Center for the Humanities announces fourth class of faculty fellows

The Center for the Humanities in Arts & Sciences has announced its spring 2010 Faculty Fellows.

Ahmed

The recipients are Asad Ahmed, Ph.D., assistant professor of Arabic with a joint appointment in the Department of Asian & Near Eastern Languages & Literatures and in the Jewish, Islamic and Near Eastern Studies Program; Angela Miller, Ph.D., professor of art history and archaeology; and Robert W. Sussman, Ph.D., professor of anthropology, all in Arts & Sciences.

Fellows spend a semester in residence with the center, researching a new book project while performing various duties, including the delivery of one formal, public lecture about their work.

Ahmed’s book is tentatively titled “Empire and Periphery: A Social Network Analysis of the Hijazi Elite in the Early Islamic Period.” It aims to reconstruct the sociopolitical history of the elite families of the Hijaz, a province in the Arabian Peninsula, for the entirety of the first and part of the second Islamic dynasty (661-833).

The work consists of two parts. The first explores the nature of the sources, supplies a basic demographical and geographical mapping of the area and gathers the available fragmentary information on the economic and administrative history of the region.

The second part draws on quantitative and social network analysis to explore the social structure and sociopolitical history of the most prominent elite families. Taken together, these two divisions not only constitute a detailed provincial history but also bring to light the ways in which the central authorities managed a vast empire in the early history of Islam.

Miller

Miller’s project, “Homeless in America: Alternative Modernisms, 1900-1940,” centers on the sense of homelessness or metaphysical dispossession that paradoxically drove the native search for roots in American modernism of the early 20th century. The work situates “homegrown” or native modernism in the United States in relation to a longer intellectual history that reaches from 19th-century literature to ideas about nation, place, space and identity in the arts of the early 20th century.

Miller will map the expressive, iconographic and ideological dimensions of native modernism in relation to the very different impulse behind “cosmopolitan” or nomadic modernism. Native and cosmopolitan modernisms turn on strikingly different philosophical, aesthetic and cultural positions, yet both respond to a condition of spiritual displacement that would come to be a defining feature of American culture in the eyes of American and European intellectuals and, more broadly, a central element of modernity itself.

Sussman’s project entails the research, writing and publication of “Essays on Race and Culture.” The book will contain two separate but interrelated essays: “The History of Race and Racism in Western Science and Society” and “The Importance of the Concept of Culture in Anthropology, Science and Society.”

In these essays, Sussman will trace the history of two views of race — polygenic vs. monogenic — from the Spanish Inquisition of the 15th century to Charles Darwin’s time to the early 20th century.

Sussman

He will show how these two views were instrumental in the development of social Darwinism, eugenics and Nazism on the one hand while contributing to the concept of culture on the other. He then will discuss how modern biology provides evidence that human races do not exist biologically and, therefore, that modern concepts of race have been historically and culturally determined.

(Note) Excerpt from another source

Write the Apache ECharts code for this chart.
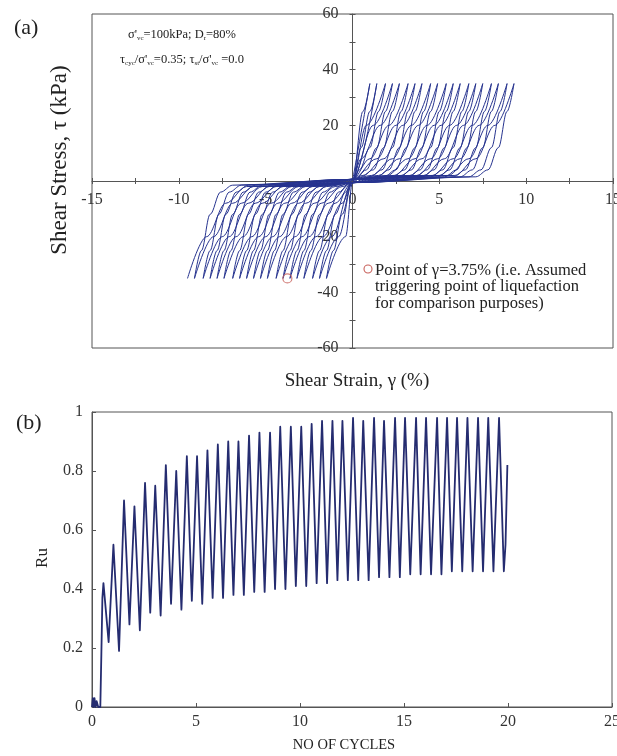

Now in its fourth year, the faculty fellowship program is designed to provide both physical and intellectual environments for innovative, interdisciplinary scholarship and teaching.

The fellowships are open to all tenured and tenure-track faculty in Arts & Sciences. Winners are selected by a panel of University faculty and outside reviewers.

Applications for the 2010-11 academic year will be accepted from July 1 to Oct. 1, with announcement of the winners in December.